⟨

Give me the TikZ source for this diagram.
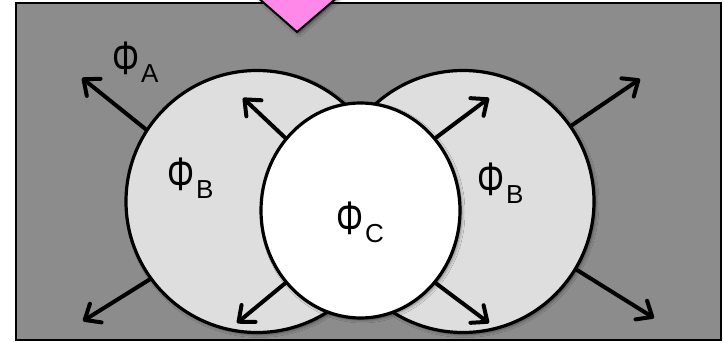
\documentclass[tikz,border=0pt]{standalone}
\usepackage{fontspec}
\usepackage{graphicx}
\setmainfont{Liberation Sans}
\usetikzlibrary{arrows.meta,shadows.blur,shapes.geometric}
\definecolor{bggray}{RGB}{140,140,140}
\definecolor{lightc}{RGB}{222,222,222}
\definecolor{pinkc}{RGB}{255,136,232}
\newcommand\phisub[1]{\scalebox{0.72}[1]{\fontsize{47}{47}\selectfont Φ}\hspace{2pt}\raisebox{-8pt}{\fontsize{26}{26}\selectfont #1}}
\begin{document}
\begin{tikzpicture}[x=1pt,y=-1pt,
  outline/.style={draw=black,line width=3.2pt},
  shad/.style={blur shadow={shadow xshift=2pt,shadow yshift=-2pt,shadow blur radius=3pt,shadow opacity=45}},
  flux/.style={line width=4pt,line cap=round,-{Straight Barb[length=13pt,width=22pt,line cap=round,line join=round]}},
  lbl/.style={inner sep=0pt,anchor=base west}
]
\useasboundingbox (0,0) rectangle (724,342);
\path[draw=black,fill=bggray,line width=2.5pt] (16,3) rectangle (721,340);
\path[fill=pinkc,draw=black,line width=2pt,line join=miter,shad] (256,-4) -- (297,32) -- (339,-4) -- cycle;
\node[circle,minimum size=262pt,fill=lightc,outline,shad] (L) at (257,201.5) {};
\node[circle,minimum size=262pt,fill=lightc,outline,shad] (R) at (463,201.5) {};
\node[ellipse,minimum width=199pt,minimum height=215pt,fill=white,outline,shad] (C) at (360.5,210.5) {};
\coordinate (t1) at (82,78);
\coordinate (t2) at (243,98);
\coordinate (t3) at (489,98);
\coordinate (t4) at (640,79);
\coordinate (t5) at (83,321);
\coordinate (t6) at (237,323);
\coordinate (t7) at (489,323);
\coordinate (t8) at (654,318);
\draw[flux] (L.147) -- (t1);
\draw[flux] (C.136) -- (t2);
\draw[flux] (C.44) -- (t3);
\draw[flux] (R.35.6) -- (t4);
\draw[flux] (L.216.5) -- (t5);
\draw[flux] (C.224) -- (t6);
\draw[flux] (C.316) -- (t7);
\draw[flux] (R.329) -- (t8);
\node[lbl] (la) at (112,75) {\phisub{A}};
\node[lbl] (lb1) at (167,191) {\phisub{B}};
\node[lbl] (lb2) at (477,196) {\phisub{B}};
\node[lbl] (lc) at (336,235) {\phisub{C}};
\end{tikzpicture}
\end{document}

⟩

#### What is being asked
Quote the data exactly, leaving every image out of the copy.

#### Final result
Give me the TikZ source for this diagram.
\documentclass[tikz,border=0pt]{standalone}
\usepackage{fontspec}
\usepackage{graphicx}
\setmainfont{Liberation Sans}
\usetikzlibrary{arrows.meta,shadows.blur,shapes.geometric}
\definecolor{bggray}{RGB}{140,140,140}
\definecolor{lightc}{RGB}{222,222,222}
\definecolor{pinkc}{RGB}{255,136,232}
\newcommand\phisub[1]{\scalebox{0.72}[1]{\fontsize{47}{47}\selectfont Φ}\hspace{2pt}\raisebox{-8pt}{\fontsize{26}{26}\selectfont #1}}
\begin{document}
\begin{tikzpicture}[x=1pt,y=-1pt,
  outline/.style={draw=black,line width=3.2pt},
  shad/.style={blur shadow={shadow xshift=2pt,shadow yshift=-2pt,shadow blur radius=3pt,shadow opacity=45}},
  flux/.style={line width=4pt,line cap=round,-{Straight Barb[length=13pt,width=22pt,line cap=round,line join=round]}},
  lbl/.style={inner sep=0pt,anchor=base west}
]
\useasboundingbox (0,0) rectangle (724,342);
\path[draw=black,fill=bggray,line width=2.5pt] (16,3) rectangle (721,340);
\path[fill=pinkc,draw=black,line width=2pt,line join=miter,shad] (256,-4) -- (297,32) -- (339,-4) -- cycle;
\node[circle,minimum size=262pt,fill=lightc,outline,shad] (L) at (257,201.5) {};
\node[circle,minimum size=262pt,fill=lightc,outline,shad] (R) at (463,201.5) {};
\node[ellipse,minimum width=199pt,minimum height=215pt,fill=white,outline,shad] (C) at (360.5,210.5) {};
\coordinate (t1) at (82,78);
\coordinate (t2) at (243,98);
\coordinate (t3) at (489,98);
\coordinate (t4) at (640,79);
\coordinate (t5) at (83,321);
\coordinate (t6) at (237,323);
\coordinate (t7) at (489,323);
\coordinate (t8) at (654,318);
\draw[flux] (L.147) -- (t1);
\draw[flux] (C.136) -- (t2);
\draw[flux] (C.44) -- (t3);
\draw[flux] (R.35.6) -- (t4);
\draw[flux] (L.216.5) -- (t5);
\draw[flux] (C.224) -- (t6);
\draw[flux] (C.316) -- (t7);
\draw[flux] (R.329) -- (t8);
\node[lbl] (la) at (112,75) {\phisub{A}};
\node[lbl] (lb1) at (167,191) {\phisub{B}};
\node[lbl] (lb2) at (477,196) {\phisub{B}};
\node[lbl] (lc) at (336,235) {\phisub{C}};
\end{tikzpicture}
\end{document}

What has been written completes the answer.